Compare with Reis & Housley's nine principles (see data-engineering-lifecycle-and-principles). They overlap and reinforce each other.

Processing Pattern: Lambda vs Kappa

LAMBDA Architecture                       KAPPA Architecture
─────────────────                          ─────────────────

Source                                     Source
  │                                          │
  ▼                                          ▼
[Speed Layer]   [Batch Layer]              [Streaming Storage]
   ↓                ↓                              │
[Real-time]     [Batch view]                       │
   view              ↓                             ▼
   ↓             Master                    [Streaming Compute]
   ↓             dataset                          │
   └──merge──────────┘                            ▼
       ↓                                      [Serving]
   [Serving]                                      │
                                              All queries
                                              are stream-replays

Aspect	Lambda	Kappa
Pattern	Two paths: streaming (low-latency, lossy) + batch (accurate, slow). Merge at serving.	One path: everything's a stream; batch is just streaming with infinite retention.
Pro	Each path optimized. Real-time AND historical accuracy.	Single codebase. No drift between batch and streaming.
Con	Two codepaths to maintain; merge logic is complex.	Streaming storage costs at long retention; complex semantics.
When	Established big data platforms. Heterogeneous source systems.	Modern stacks built around Kafka/Flink/Pulsar. Streaming-native teams.

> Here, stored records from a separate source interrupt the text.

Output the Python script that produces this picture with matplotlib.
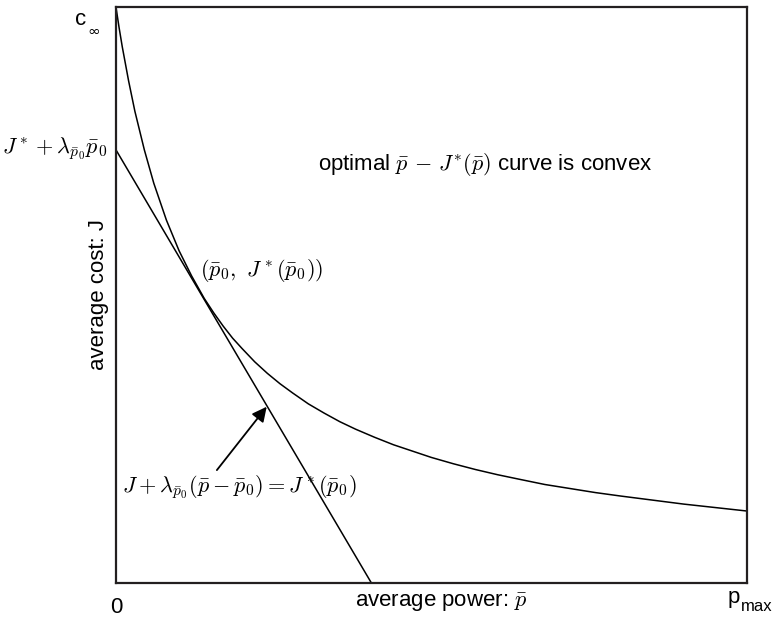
import matplotlib.pyplot as plt

plt.rcParams['font.family'] = ['Liberation Sans', 'DejaVu Sans']
plt.rcParams['mathtext.fontset'] = 'cm'

# ______________ data (p/pmax, J/c_inf) ______________
p_curve = [0.0, 0.005, 0.01, 0.02, 0.03, 0.045, 0.06, 0.08, 0.10, 0.12, 0.14,
           0.155, 0.17, 0.185, 0.20, 0.22, 0.24, 0.26, 0.28, 0.305, 0.33,
           0.355, 0.38, 0.41, 0.44, 0.47, 0.50, 0.535, 0.57, 0.605, 0.64,
           0.68, 0.72, 0.76, 0.80, 0.85, 0.90, 0.95, 1.00]
J_curve = [1.000, 0.964, 0.931, 0.872, 0.819, 0.752, 0.694, 0.630, 0.577,
           0.533, 0.494, 0.469, 0.446, 0.425, 0.407, 0.384, 0.364, 0.346,
           0.330, 0.311, 0.295, 0.280, 0.267, 0.253, 0.240, 0.229, 0.218,
           0.207, 0.197, 0.188, 0.180, 0.171, 0.164, 0.157, 0.151, 0.144,
           0.137, 0.131, 0.125]

p_tangent = [0.0, 0.405]
J_tangent = [0.752, 0.0]

arrow_tail = (0.160, 0.196)
arrow_head = (0.239, 0.306)

# ______________ plot ______________
fig = plt.figure(figsize=(7.73, 6.24), dpi=100)
ax = fig.add_axes([0.150, 0.0657, 0.816, 0.9231])

ax.plot(p_curve, J_curve, color='black', lw=1.1)
ax.plot(p_tangent, J_tangent, color='black', lw=1.1)

ax.annotate('', xy=arrow_head, xytext=arrow_tail,
            arrowprops=dict(arrowstyle='-|>', color='black', lw=1.3,
                            mutation_scale=22, shrinkA=0, shrinkB=0))

ax.set_xlim(0, 1)
ax.set_ylim(0, 1)
ax.set_xticks([])
ax.set_yticks([])
for s in ax.spines.values():
    s.set_linewidth(1.6)
    s.set_color('#231f20')

fs = 16
ax.set_ylabel('average cost: J', fontsize=fs)
ax.yaxis.set_label_coords(-0.011, 0.5)

# c_inf
ax.text(-0.065, 0.979, 'c', fontsize=fs, ha='left', va='center', clip_on=False)
ax.text(-0.046, 0.957, '\u221e', fontsize=11, family='DejaVu Sans',
        ha='left', va='center', clip_on=False)
ax.text(-0.014, 0.752, r'$J^* + \lambda_{\bar{p}_0}\bar{p}_0$', fontsize=fs,
        ha='right', va='center', clip_on=False)
ax.text(0.0, -0.042, '0', fontsize=fs, ha='center', va='center', clip_on=False)
ax.text(0.379, -0.035, r'average power: $\bar{p}$', fontsize=fs, ha='left',
        va='center', clip_on=False)
# p_max
ax.text(0.970, -0.026, 'p', fontsize=fs, ha='left', va='center', clip_on=False)
ax.text(0.991, -0.040, 'max', fontsize=12, ha='left', va='center',
        clip_on=False)
ax.text(0.320, 0.726, r'optimal $\bar{p}\, -\, J^{*}(\bar{p})$ curve is convex',
        fontsize=fs, ha='left', va='center')
ax.text(0.133, 0.543, r'$(\bar{p}_0,\ J^*(\bar{p}_0))$', fontsize=fs,
        ha='left', va='center')
ax.text(0.0095, 0.167, r'$J + \lambda_{\bar{p}_0}(\bar{p} - \bar{p}_0) = J^*(\bar{p}_0)$',
        fontsize=fs, ha='left', va='center')

plt.savefig('out.png', dpi=100)
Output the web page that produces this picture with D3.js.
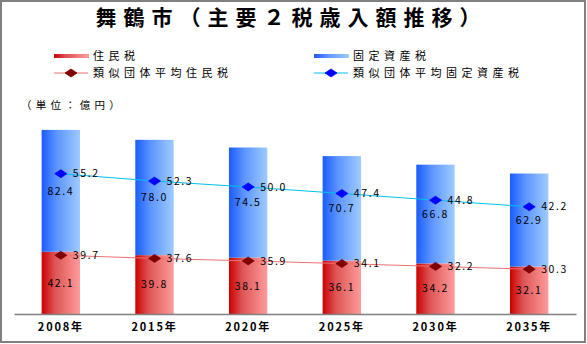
<!DOCTYPE html>
<html><head><meta charset="utf-8">
<script src="https://cdn.jsdelivr.net/npm/d3@7"></script>
<style>
html,body{margin:0;padding:0;background:#fff;}
svg{display:block;}
text{font-family:"Noto Sans CJK JP","Noto Sans",sans-serif;fill:#000;}
</style></head>
<body>
<svg id="chart" width="587" height="344"></svg>
<script>
const years = ["2008年","2015年","2020年","2025年","2030年","2035年"];
const juminzei = [42.1, 39.8, 38.1, 36.1, 34.2, 32.1];
const koteiShisanzei = [82.4, 78.0, 74.5, 70.7, 66.8, 62.9];
const ruijiJuminzei = [39.7, 37.6, 35.9, 34.1, 32.2, 30.3];
const ruijiKotei = [55.2, 52.3, 50.0, 47.4, 44.8, 42.2];
const titleText = "舞鶴市（主要２税歳入額推移）";
const unitText = "（単位：億円）";
const legendNames = ["住民税","固定資産税","類似団体平均住民税","類似団体平均固定資産税"];

const svg = d3.select("#chart");
const defs = svg.append("defs");
const gr = defs.append("linearGradient").attr("id","gRed").attr("x1","0").attr("x2","1").attr("y1","0").attr("y2","0");
gr.append("stop").attr("offset","0%").attr("stop-color","#cc0000");
gr.append("stop").attr("offset","35%").attr("stop-color","#dd5555");
gr.append("stop").attr("offset","100%").attr("stop-color","#ff9c9c");
const gb = defs.append("linearGradient").attr("id","gBlue").attr("x1","0").attr("x2","1").attr("y1","0").attr("y2","0");
gb.append("stop").attr("offset","0%").attr("stop-color","#1a5cff");
gb.append("stop").attr("offset","40%").attr("stop-color","#5c95ff");
gb.append("stop").attr("offset","100%").attr("stop-color","#9fcbff");

// border
svg.append("rect").attr("x",1).attr("y",1).attr("width",584).attr("height",341)
  .attr("fill","none").attr("stroke","#808080").attr("stroke-width",2);

const x = d3.scaleBand().domain(years).range([14,576]).paddingInner(0.59).paddingOuter(0.295);
const y = d3.scaleLinear().domain([0,140]).range([314,107]);

// title
svg.append("text").attr("x",291.5).attr("y",25).attr("text-anchor","middle")
  .style("font-size","21px").style("font-weight","700").style("letter-spacing","7px")
  .text(titleText);

// bars
const g = svg.append("g");
years.forEach((yr,i)=>{
  const r = juminzei[i], b = koteiShisanzei[i];
  g.append("rect").attr("x",x(yr)).attr("width",x.bandwidth())
    .attr("y",y(r)).attr("height",y(0)-y(r)).attr("fill","url(#gRed)");
  g.append("rect").attr("x",x(yr)).attr("width",x.bandwidth())
    .attr("y",y(r+b)).attr("height",y(r)-y(r+b)).attr("fill","url(#gBlue)");
  const cx = x(yr)+x.bandwidth()/2;
  g.append("text").attr("x",cx).attr("y",(y(0)+y(r))/2).attr("dy","0.35em")
    .attr("text-anchor","middle").style("font-size","10.5px").style("letter-spacing","1.6px")
    .text(r.toFixed(1));
  g.append("text").attr("x",cx).attr("y",(y(r)+y(r+b))/2).attr("dy","0.35em")
    .attr("text-anchor","middle").style("font-size","10.5px").style("letter-spacing","1.6px")
    .text(b.toFixed(1));
});

// axis
const xAxis = d3.axisBottom(x).tickSize(0).tickPadding(9);
const ax = svg.append("g").attr("transform","translate(0,314)").call(xAxis);
ax.select(".domain").attr("stroke","#808080").attr("stroke-width",1.5);
ax.selectAll("text").style("font-size","11px").style("font-weight","700")
  .style("letter-spacing","1.8px").style("font-family","\"Noto Sans CJK JP\",sans-serif");

// lines (stacked)
const cxf = d => x(d)+x.bandwidth()/2;
const redPts = years.map((yr,i)=>[cxf(yr), y(ruijiJuminzei[i])]);
const bluePts = years.map((yr,i)=>[cxf(yr), y(ruijiJuminzei[i]+ruijiKotei[i])]);
const line = d3.line();
svg.append("path").attr("d",line(redPts)).attr("fill","none").attr("stroke","#f07070").attr("stroke-width",1);
svg.append("path").attr("d",line(bluePts)).attr("fill","none").attr("stroke","#00c0f0").attr("stroke-width",1);

function diamond(sel, cx, cy, color){
  sel.append("path").attr("d",`M${cx-6},${cy} L${cx},${cy-4} L${cx+6},${cy} L${cx},${cy+4} Z`)
    .attr("fill",color).attr("stroke",color).attr("stroke-width",0.8);
}
redPts.forEach((p,i)=>{
  diamond(svg,p[0],p[1],"#800000");
  svg.append("text").attr("x",p[0]+12).attr("y",p[1]).attr("dy","0.35em")
    .style("font-size","10.5px").style("letter-spacing","1.6px").text(ruijiJuminzei[i].toFixed(1));
});
bluePts.forEach((p,i)=>{
  diamond(svg,p[0],p[1],"#0000ff");
  svg.append("text").attr("x",p[0]+12).attr("y",p[1]).attr("dy","0.35em")
    .style("font-size","10.5px").style("letter-spacing","1.6px").text(ruijiKotei[i].toFixed(1));
});

// legend
const lg = svg.append("g");
const legItems = [
  {x:54, y:56, type:"bar", fill:"url(#gRed)", name:legendNames[0]},
  {x:314, y:56, type:"bar", fill:"url(#gBlue)", name:legendNames[1]},
  {x:54, y:73, type:"line", stroke:"#f07070", mk:"#800000", name:legendNames[2]},
  {x:314, y:73, type:"line", stroke:"#00c0f0", mk:"#0000ff", name:legendNames[3]}
];
legItems.forEach(it=>{
  if(it.type==="bar"){
    lg.append("rect").attr("x",it.x).attr("y",it.y-2).attr("width",35).attr("height",4).attr("fill",it.fill);
  } else {
    lg.append("line").attr("x1",it.x).attr("x2",it.x+34).attr("y1",it.y).attr("y2",it.y)
      .attr("stroke",it.stroke).attr("stroke-width",1);
    diamond(lg,it.x+17,it.y,it.mk);
  }
  lg.append("text").attr("x",it.x+39).attr("y",it.y).attr("dy","0.35em")
    .style("font-size","11px").style("letter-spacing","4.5px").text(it.name);
});

// unit
svg.append("text").attr("x",21).attr("y",105).attr("dy","0.35em")
  .style("font-size","10.5px").style("letter-spacing","4.2px").text(unitText);
</script>
</body></html>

Apache Beam / Dataflow Model: treats unbounded (streaming) and bounded (batch) data uniformly. The unified API makes Kappa more practical.

Platform Models: Modern Data Stack vs Live Data Stack vs Data Mesh

Modern Data Stack (MDS)

Sources → Fivetran/Airbyte → Snowflake/BigQuery/Redshift → dbt → Looker/Mode
                                                            ↓
                                                    Reverse ETL (Hightouch/Census)
                                                            ↓
                                                       SaaS systems

Defining traits: ELT (not ETL), cloud DW center, SaaS integrations, dbt for transformation, BI on top, Reverse ETL closing the loop.

Strengths: Off-the-shelf. Fast to deploy. Composable. Each component is best-of-breed.

Limits: Real-time is hard (DWs are batch-oriented). Tool sprawl. Cost can spiral. SaaS-vendor lock-in spread across many small contracts.

Live Data Stack (the successor)

Sources → Streaming (Kafka/Pulsar) → Streaming Compute (Flink/Materialize) →
   ↓                                        ↓
   ↓                                  ML / Inference
   └──── Streaming Storage ──── Serving (real-time + historical)

Defining traits: Real-time end-to-end. Streaming-first. Materialized views. Often Apache Iceberg / Delta / Hudi as storage.

When: Real-time analytics is genuinely required (financial, fraud, operational alerting). Or when the team is streaming-native.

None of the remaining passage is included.